The Local Government Association says bad connectivity, health inequality, a skills gap and unaffordable homes are creating a ‘perfect storm’ while the national government is preoccupied with Brexit.

Indeed, it says that rural businesses are being cut off from new markets, with 40 per cent rating their broadband connection as “poor”.

Rural mobile coverage

The association is now calling for local authorities to have more devolved powers and funding, so they can take more control over areas like housing and health. One proposal would be to ensure that all new build homes are connected to ‘futureproofed’ digital infrastructure.

“Rural areas face a perfect storm. It is increasingly difficult for people to buy a home in their local community, mobile and broadband connectivity can be patchy, and people living within rural and deeply rural communities face increasing isolation from health services,” said Mark Hawthorne, Chairman of the LGA’s People and Places Board.

“If Britain is to make the most of a successful future outside of the European Union, it’s essential that our future success is not confined to our cities. Unless the Government can give non-metropolitan England the powers and resources it needs, it will be left behind.

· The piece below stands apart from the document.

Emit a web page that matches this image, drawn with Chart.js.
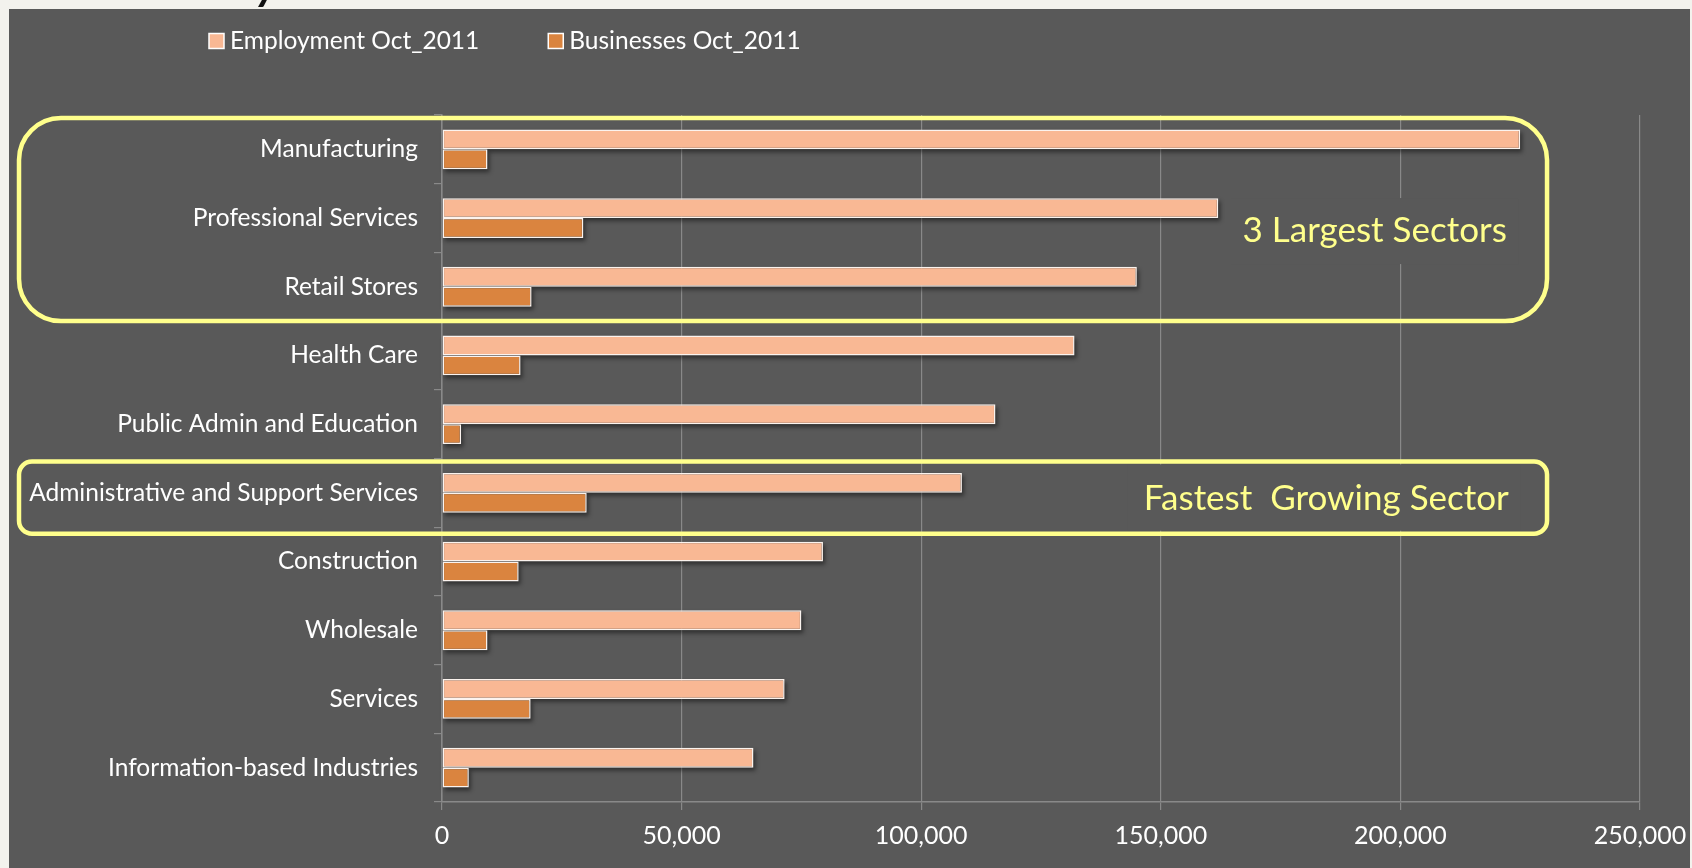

“This report outlines to Government a firm offer from councils in non-metropolitan areas, to play a greater role in building thriving, connected and healthy communities. It represents a once-in-a-generation opportunity for non-metropolitan England to not only improve public services, but deliver a resurgence in rural England’s economy as well.”

The government-funded Broadband Delivery UK (BDUK) programme has helped bring superfast broadband to 95 per cent of the UK and there are plans to go further. Under BDUK, local authorities had to match any funding received from central government. There are also proposals for a 10Mbps Universal Service Obligation, while EE is committed to bringing 4G to 95 per cent of the UK’s landmass.

Last month, Ofcom CEO Sharon White suggested that the total cost of bringing 4G to the whole of the UK could be “billions”.